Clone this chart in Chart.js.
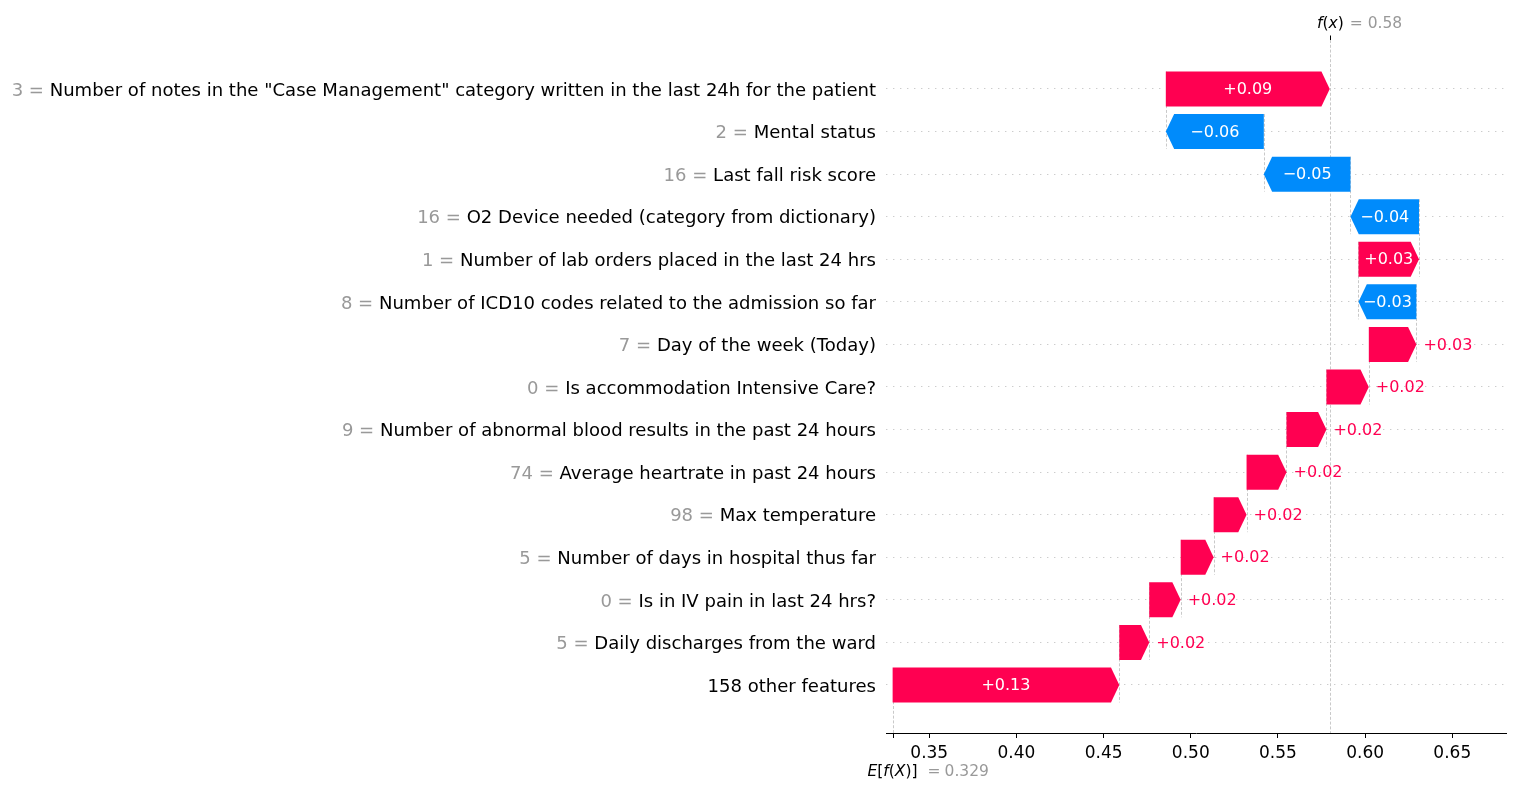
<!DOCTYPE html>
<html><head><meta charset="utf-8">
<style>html,body{margin:0;padding:0;background:#fff;} #wrap{width:1514px;height:790px;position:relative}</style>
<script src="https://cdn.jsdelivr.net/npm/chart.js@4/dist/chart.umd.min.js"></script>
</head><body><div id="wrap"><canvas id="c" width="1514" height="790"></canvas></div>
<script>
// ---------------- data ----------------
const featureNames = [
  'Number of notes in the "Case Management" category written in the last 24h for the patient',
  'Mental status',
  'Last fall risk score',
  'O2 Device needed (category from dictionary)',
  'Number of lab orders placed in the last 24 hrs',
  'Number of ICD10 codes related to the admission so far',
  'Day of the week (Today)',
  'Is accommodation Intensive Care?',
  'Number of abnormal blood results in the past 24 hours',
  'Average heartrate in past 24 hours',
  'Max temperature',
  'Number of days in hospital thus far',
  'Is in IV pain in last 24 hrs?',
  'Daily discharges from the ward',
  '158 other features'
];
const featureValues = ['3','2','16','16','1','8','7','0','9','74','98','5','0','5',''];
const shapValues = [0.094, -0.0562, -0.0497, -0.0393, 0.0347, -0.0332, 0.0273, 0.0243,
                    0.0229, 0.0229, 0.0189, 0.0189, 0.0180, 0.0172, 0.1300];
const baseValue = 0.329;
const xTicks = [0.35, 0.40, 0.45, 0.50, 0.55, 0.60, 0.65];
const xMin = 0.3252, xMax = 0.6808;

// ---------------- styles ----------------
const RED = '#ff0051', BLUE = '#008bfb', GREY = '#999999';
const FAM = '"DejaVu Sans", sans-serif';
const Y_FONT_SIZE = 18.05;
const BAR_FONT = '16px ' + FAM;
const HEAD = 8.3;

// cumulative ranges (bottom row first)
const n = shapValues.length;
const ranges = new Array(n);
let acc = baseValue;
for (let i = n - 1; i >= 0; i--) { ranges[i] = [acc, acc + shapValues[i]]; acc += shapValues[i]; }
const fx = acc;

function fmtTrim(v, d) { let s = v.toFixed(d); if (s.indexOf('.') >= 0) s = s.replace(/0+$/, '').replace(/\.$/, ''); return s; }
function fmtSigned(v) { const s = Math.abs(v).toFixed(2); return (v >= 0 ? '+' : '\u2212') + s; }

const waterfall = {
  id: 'waterfall',
  beforeDatasetsDraw(chart) {
    const ctx = chart.ctx, xs = chart.scales.x, ys = chart.scales.y, ca = chart.chartArea;
    ctx.save();
    ctx.strokeStyle = '#bbbbbb'; ctx.lineWidth = 0.8; ctx.setLineDash([3, 1.8]);
    for (let i = 0; i < n - 1; i++) {
      const x = Math.round(xs.getPixelForValue(ranges[i][0])) + 0.5;
      ctx.beginPath();
      ctx.moveTo(x, ys.getPixelForValue(i - 0.41));
      ctx.lineTo(x, ys.getPixelForValue(i + 1 + 0.41));
      ctx.stroke();
    }
    const fxp = Math.round(xs.getPixelForValue(fx)) + 0.5;
    ctx.beginPath(); ctx.moveTo(fxp, ca.top); ctx.lineTo(fxp, ca.bottom); ctx.stroke();
    const bp = Math.round(xs.getPixelForValue(baseValue)) + 0.5;
    ctx.beginPath(); ctx.moveTo(bp, ca.bottom); ctx.lineTo(bp, ca.bottom - (ca.bottom - ca.top) / n); ctx.stroke();
    ctx.restore();
  },
  afterDatasetsDraw(chart) {
    const ctx = chart.ctx, meta = chart.getDatasetMeta(0);
    ctx.save();
    meta.data.forEach((el, i) => {
      const p = el.getProps(['x', 'y', 'base', 'height'], true);
      const left = Math.min(p.x, p.base), right = Math.max(p.x, p.base);
      const top = p.y - p.height / 2, bot = p.y + p.height / 2;
      const w = right - left, h = Math.min(HEAD, w);
      const pos = shapValues[i] >= 0;
      ctx.fillStyle = pos ? RED : BLUE;
      ctx.beginPath();
      if (pos) {
        ctx.moveTo(left, top); ctx.lineTo(right - h, top); ctx.lineTo(right, p.y);
        ctx.lineTo(right - h, bot); ctx.lineTo(left, bot);
      } else {
        ctx.moveTo(right, top); ctx.lineTo(left + h, top); ctx.lineTo(left, p.y);
        ctx.lineTo(left + h, bot); ctx.lineTo(right, bot);
      }
      ctx.closePath(); ctx.fill();
      const txt = fmtSigned(shapValues[i]);
      ctx.font = BAR_FONT; ctx.textBaseline = 'middle';
      const tw = ctx.measureText(txt).width;
      if (tw + 2 < w) {
        ctx.fillStyle = '#ffffff'; ctx.textAlign = 'center';
        ctx.fillText(txt, (left + right) / 2, p.y + 1);
      } else if (pos) {
        ctx.fillStyle = RED; ctx.textAlign = 'left';
        ctx.fillText(txt, right + 7, p.y + 1);
      } else {
        ctx.fillStyle = BLUE; ctx.textAlign = 'right';
        ctx.fillText(txt, left - 7, p.y + 1);
      }
    });
    ctx.restore();
  },
  afterDraw(chart) {
    const ctx = chart.ctx, xs = chart.scales.x, ys = chart.scales.y, ca = chart.chartArea;
    ctx.save();
    ctx.font = Y_FONT_SIZE + 'px ' + FAM;
    ctx.textBaseline = 'middle'; ctx.textAlign = 'right'; ctx.fillStyle = GREY;
    const labelRight = ca.left - 10;
    for (let i = 0; i < n; i++) {
      if (!featureValues[i]) continue;
      const nw = ctx.measureText(featureNames[i]).width;
      ctx.fillText(featureValues[i] + ' = ', labelRight - nw, ys.getPixelForValue(i) + 2);
    }
    const fxp = Math.round(xs.getPixelForValue(fx)) + 0.5;
    ctx.strokeStyle = '#000'; ctx.lineWidth = 1;
    ctx.beginPath(); ctx.moveTo(fxp, ca.top - 4.5); ctx.lineTo(fxp, ca.top); ctx.stroke();
    const bp = Math.round(xs.getPixelForValue(baseValue)) + 0.5;
    ctx.beginPath(); ctx.moveTo(bp, ca.bottom); ctx.lineTo(bp, ca.bottom + 5); ctx.stroke();
    function drawPieces(pieces, x, y) {
      ctx.textAlign = 'left'; ctx.textBaseline = 'alphabetic';
      for (const pc of pieces) {
        ctx.font = (pc.it ? 'italic ' : '') + '15.5px ' + FAM;
        ctx.fillStyle = pc.c || '#000';
        if (pc.dx) x += pc.dx;
        ctx.fillText(pc.t, x, y);
        x += ctx.measureText(pc.t).width;
      }
    }
    drawPieces([
      {t: 'f', it: true}, {t: '('}, {t: 'x', it: true}, {t: ')'},
      {t: '=', c: GREY, dx: 6}, {t: fmtTrim(fx, 3), c: GREY, dx: 5}
    ], fxp - 13.5, 27.5);
    drawPieces([
      {t: 'E', it: true}, {t: '['}, {t: 'f', it: true}, {t: '('}, {t: 'X', it: true}, {t: ')'}, {t: ']'},
      {t: '=', c: GREY, dx: 10}, {t: fmtTrim(baseValue, 3), c: GREY, dx: 4}
    ], bp - 26, 775.5);
    ctx.restore();
  }
};

new Chart(document.getElementById('c'), {
  type: 'bar',
  data: {
    datasets: [{
      data: shapValues.map((v, i) => ({ y: i, x: ranges[i] })),
      backgroundColor: 'rgba(0,0,0,0)',
      borderWidth: 0,
      barThickness: 35
    }]
  },
  options: {
    indexAxis: 'y',
    responsive: false,
    devicePixelRatio: 1,
    animation: false,
    events: [],
    layout: { padding: { left: 0, right: 8, top: 40, bottom: 0 } },
    plugins: { legend: { display: false }, tooltip: { enabled: false }, title: { display: false } },
    scales: {
      x: {
        type: 'linear', position: 'bottom', min: xMin, max: xMax, offset: false,
        afterBuildTicks: s => { s.ticks = xTicks.map(v => ({ value: v })); },
        afterFit: s => { s.height = 57; },
        grid: { drawOnChartArea: false, drawTicks: true, tickLength: 5, color: '#000', lineWidth: 1, offset: false },
        border: { display: true, color: '#000', width: 1 },
        ticks: { color: '#000', font: { family: FAM, size: 17 }, padding: 5, maxRotation: 0, autoSkip: false,
                 callback: v => v.toFixed(2) }
      },
      y: {
        type: 'linear', position: 'left', reverse: true, min: -1.151, max: 15.128, offset: false,
        afterBuildTicks: s => { s.ticks = featureNames.map((_, i) => ({ value: i })); },
        afterFit: s => { s.width = 886; },
        grid: { drawOnChartArea: true, drawTicks: false, color: '#cccccc', lineWidth: 1, offset: false },
        border: { display: false, dash: [1.4, 5.6] },
        ticks: { color: '#000', font: { family: FAM, size: Y_FONT_SIZE }, padding: 10, autoSkip: false,
                 labelOffset: 2,
                 callback: v => featureNames[v] }
      }
    }
  },
  plugins: [waterfall]
});
</script>
</body></html>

- - - - - - -

» **Objective**
From the opening line of the listing above through the line bearing "const xMin = 0.3252, xMax = 0.6808;", repeat each line exactly. Drop every picture.

» **Task solution**
Clone this chart in Chart.js.
<!DOCTYPE html>
<html><head><meta charset="utf-8">
<style>html,body{margin:0;padding:0;background:#fff;} #wrap{width:1514px;height:790px;position:relative}</style>
<script src="https://cdn.jsdelivr.net/npm/chart.js@4/dist/chart.umd.min.js"></script>
</head><body><div id="wrap"><canvas id="c" width="1514" height="790"></canvas></div>
<script>
// ---------------- data ----------------
const featureNames = [
  'Number of notes in the "Case Management" category written in the last 24h for the patient',
  'Mental status',
  'Last fall risk score',
  'O2 Device needed (category from dictionary)',
  'Number of lab orders placed in the last 24 hrs',
  'Number of ICD10 codes related to the admission so far',
  'Day of the week (Today)',
  'Is accommodation Intensive Care?',
  'Number of abnormal blood results in the past 24 hours',
  'Average heartrate in past 24 hours',
  'Max temperature',
  'Number of days in hospital thus far',
  'Is in IV pain in last 24 hrs?',
  'Daily discharges from the ward',
  '158 other features'
];
const featureValues = ['3','2','16','16','1','8','7','0','9','74','98','5','0','5',''];
const shapValues = [0.094, -0.0562, -0.0497, -0.0393, 0.0347, -0.0332, 0.0273, 0.0243,
                    0.0229, 0.0229, 0.0189, 0.0189, 0.0180, 0.0172, 0.1300];
const baseValue = 0.329;
const xTicks = [0.35, 0.40, 0.45, 0.50, 0.55, 0.60, 0.65];
const xMin = 0.3252, xMax = 0.6808;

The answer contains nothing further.